:: Exercise ::
Copy exactly the lines from the line containing "Generate a web" to the line containing "80, 90, 100];", both lines included, and omit any pictures.

● ● ● ●

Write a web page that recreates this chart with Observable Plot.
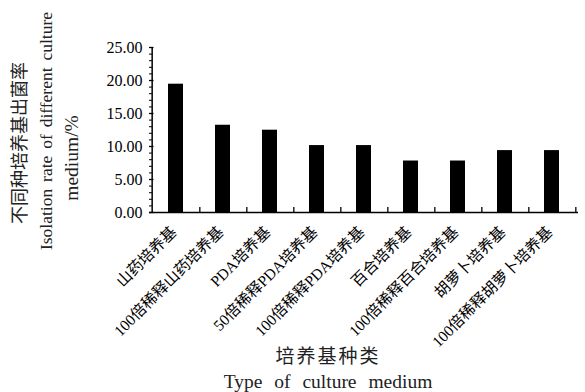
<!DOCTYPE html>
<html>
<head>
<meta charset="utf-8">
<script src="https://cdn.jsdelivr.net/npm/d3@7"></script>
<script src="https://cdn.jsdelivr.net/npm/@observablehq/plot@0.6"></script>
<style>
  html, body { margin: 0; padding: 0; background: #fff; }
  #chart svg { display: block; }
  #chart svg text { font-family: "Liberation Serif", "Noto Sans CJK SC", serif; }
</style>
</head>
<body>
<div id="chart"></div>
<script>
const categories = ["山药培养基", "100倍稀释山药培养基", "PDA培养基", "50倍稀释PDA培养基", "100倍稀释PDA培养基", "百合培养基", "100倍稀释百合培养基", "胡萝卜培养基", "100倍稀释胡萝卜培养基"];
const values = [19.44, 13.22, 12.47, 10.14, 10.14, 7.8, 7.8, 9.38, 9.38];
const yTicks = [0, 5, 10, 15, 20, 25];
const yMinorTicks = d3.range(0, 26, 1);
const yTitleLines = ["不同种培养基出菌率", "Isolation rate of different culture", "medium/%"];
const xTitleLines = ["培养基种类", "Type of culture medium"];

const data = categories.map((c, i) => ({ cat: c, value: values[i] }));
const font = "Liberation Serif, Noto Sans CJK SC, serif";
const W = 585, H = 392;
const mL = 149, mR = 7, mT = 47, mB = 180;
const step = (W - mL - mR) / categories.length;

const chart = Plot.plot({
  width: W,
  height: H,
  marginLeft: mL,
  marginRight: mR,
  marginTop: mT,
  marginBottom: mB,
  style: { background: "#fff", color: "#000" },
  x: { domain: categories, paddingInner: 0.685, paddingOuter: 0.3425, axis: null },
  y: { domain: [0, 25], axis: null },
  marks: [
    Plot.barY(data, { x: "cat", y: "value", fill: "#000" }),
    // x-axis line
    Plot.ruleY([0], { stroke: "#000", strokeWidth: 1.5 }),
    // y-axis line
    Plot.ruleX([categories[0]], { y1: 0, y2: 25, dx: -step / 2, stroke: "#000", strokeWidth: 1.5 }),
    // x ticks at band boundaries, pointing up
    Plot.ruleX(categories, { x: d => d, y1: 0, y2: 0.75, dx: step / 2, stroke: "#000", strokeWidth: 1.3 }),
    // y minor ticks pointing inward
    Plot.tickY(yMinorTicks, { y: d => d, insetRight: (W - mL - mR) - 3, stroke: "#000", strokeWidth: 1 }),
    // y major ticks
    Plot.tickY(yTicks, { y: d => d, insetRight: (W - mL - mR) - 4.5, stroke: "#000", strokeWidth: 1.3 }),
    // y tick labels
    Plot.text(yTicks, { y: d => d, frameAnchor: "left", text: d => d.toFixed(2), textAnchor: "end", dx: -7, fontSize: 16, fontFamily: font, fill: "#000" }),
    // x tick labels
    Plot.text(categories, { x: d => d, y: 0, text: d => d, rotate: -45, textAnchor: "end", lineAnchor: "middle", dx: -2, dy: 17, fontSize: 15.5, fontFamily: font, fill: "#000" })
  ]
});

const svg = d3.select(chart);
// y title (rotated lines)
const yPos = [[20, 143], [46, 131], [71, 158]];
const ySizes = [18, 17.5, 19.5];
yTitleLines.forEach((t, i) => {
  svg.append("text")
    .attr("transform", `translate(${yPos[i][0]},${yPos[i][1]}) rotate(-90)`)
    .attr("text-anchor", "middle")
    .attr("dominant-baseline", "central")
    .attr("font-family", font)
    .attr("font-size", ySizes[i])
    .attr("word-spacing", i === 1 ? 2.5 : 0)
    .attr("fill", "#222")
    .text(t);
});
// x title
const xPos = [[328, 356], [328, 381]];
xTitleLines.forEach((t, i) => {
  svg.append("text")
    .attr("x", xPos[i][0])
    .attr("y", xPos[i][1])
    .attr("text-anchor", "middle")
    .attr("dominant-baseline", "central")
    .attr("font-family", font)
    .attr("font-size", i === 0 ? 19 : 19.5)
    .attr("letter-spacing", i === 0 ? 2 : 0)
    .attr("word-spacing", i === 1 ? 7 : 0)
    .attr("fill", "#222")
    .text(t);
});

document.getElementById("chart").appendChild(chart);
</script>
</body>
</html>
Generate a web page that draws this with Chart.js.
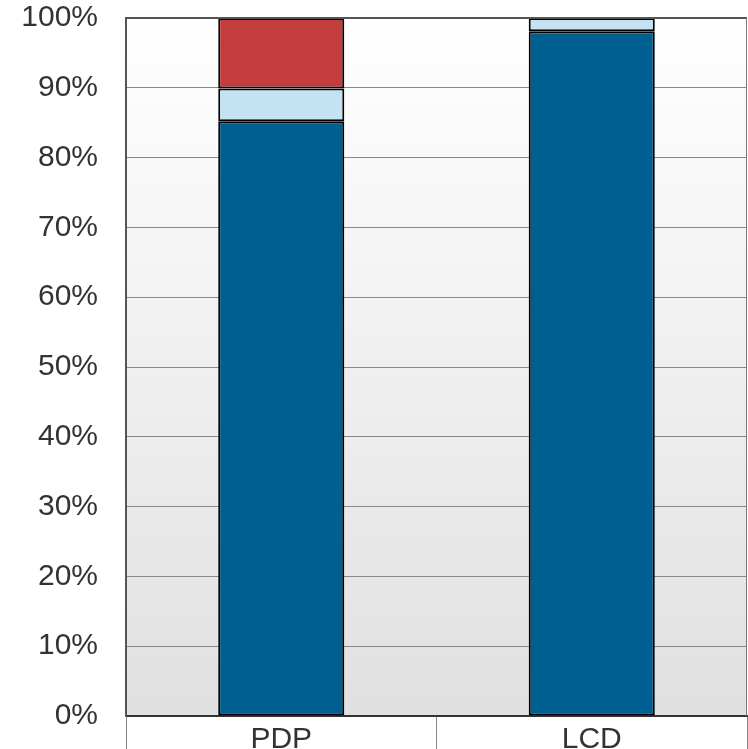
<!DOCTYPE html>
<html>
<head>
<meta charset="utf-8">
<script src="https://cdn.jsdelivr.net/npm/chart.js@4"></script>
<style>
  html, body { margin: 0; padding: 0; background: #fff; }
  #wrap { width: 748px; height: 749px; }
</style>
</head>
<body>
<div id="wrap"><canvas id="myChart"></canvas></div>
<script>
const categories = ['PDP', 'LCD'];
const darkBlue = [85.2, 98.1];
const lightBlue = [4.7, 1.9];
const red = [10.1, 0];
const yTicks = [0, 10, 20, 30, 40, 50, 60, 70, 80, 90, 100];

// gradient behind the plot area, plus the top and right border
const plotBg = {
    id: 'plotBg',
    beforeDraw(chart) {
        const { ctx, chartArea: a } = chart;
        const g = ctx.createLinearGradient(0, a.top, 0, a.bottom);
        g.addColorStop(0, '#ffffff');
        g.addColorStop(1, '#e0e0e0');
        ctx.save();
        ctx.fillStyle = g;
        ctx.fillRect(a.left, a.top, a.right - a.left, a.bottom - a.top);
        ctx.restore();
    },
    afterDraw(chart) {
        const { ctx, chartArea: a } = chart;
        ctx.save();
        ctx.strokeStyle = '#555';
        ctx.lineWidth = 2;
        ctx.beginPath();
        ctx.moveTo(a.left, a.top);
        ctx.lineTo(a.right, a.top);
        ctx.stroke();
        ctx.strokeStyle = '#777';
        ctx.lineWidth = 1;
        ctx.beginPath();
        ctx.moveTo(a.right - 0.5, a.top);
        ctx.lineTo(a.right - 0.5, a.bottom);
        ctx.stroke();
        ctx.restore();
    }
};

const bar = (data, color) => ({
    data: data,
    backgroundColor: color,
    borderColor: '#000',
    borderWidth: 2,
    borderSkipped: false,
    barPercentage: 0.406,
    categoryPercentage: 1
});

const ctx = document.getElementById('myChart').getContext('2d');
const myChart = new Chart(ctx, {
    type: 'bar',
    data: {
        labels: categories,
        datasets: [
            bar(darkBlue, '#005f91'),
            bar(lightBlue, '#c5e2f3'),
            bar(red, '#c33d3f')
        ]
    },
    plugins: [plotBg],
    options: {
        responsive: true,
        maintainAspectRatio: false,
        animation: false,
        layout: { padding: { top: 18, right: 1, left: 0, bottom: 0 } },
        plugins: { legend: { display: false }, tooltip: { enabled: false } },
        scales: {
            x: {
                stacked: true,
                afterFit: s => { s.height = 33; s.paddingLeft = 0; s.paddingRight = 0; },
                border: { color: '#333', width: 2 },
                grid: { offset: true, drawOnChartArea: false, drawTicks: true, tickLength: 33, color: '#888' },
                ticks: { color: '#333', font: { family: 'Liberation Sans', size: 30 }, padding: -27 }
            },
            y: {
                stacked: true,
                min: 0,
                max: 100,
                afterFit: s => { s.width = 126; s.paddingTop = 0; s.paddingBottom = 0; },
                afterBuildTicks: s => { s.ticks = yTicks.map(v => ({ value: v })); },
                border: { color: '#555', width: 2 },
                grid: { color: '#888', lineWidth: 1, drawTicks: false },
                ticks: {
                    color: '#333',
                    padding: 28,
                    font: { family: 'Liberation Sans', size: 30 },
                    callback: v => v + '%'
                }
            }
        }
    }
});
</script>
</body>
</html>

● ● ● ●

:: Finished task ::
Generate a web page that draws this with Chart.js.
<!DOCTYPE html>
<html>
<head>
<meta charset="utf-8">
<script src="https://cdn.jsdelivr.net/npm/chart.js@4"></script>
<style>
  html, body { margin: 0; padding: 0; background: #fff; }
  #wrap { width: 748px; height: 749px; }
</style>
</head>
<body>
<div id="wrap"><canvas id="myChart"></canvas></div>
<script>
const categories = ['PDP', 'LCD'];
const darkBlue = [85.2, 98.1];
const lightBlue = [4.7, 1.9];
const red = [10.1, 0];
const yTicks = [0, 10, 20, 30, 40, 50, 60, 70, 80, 90, 100];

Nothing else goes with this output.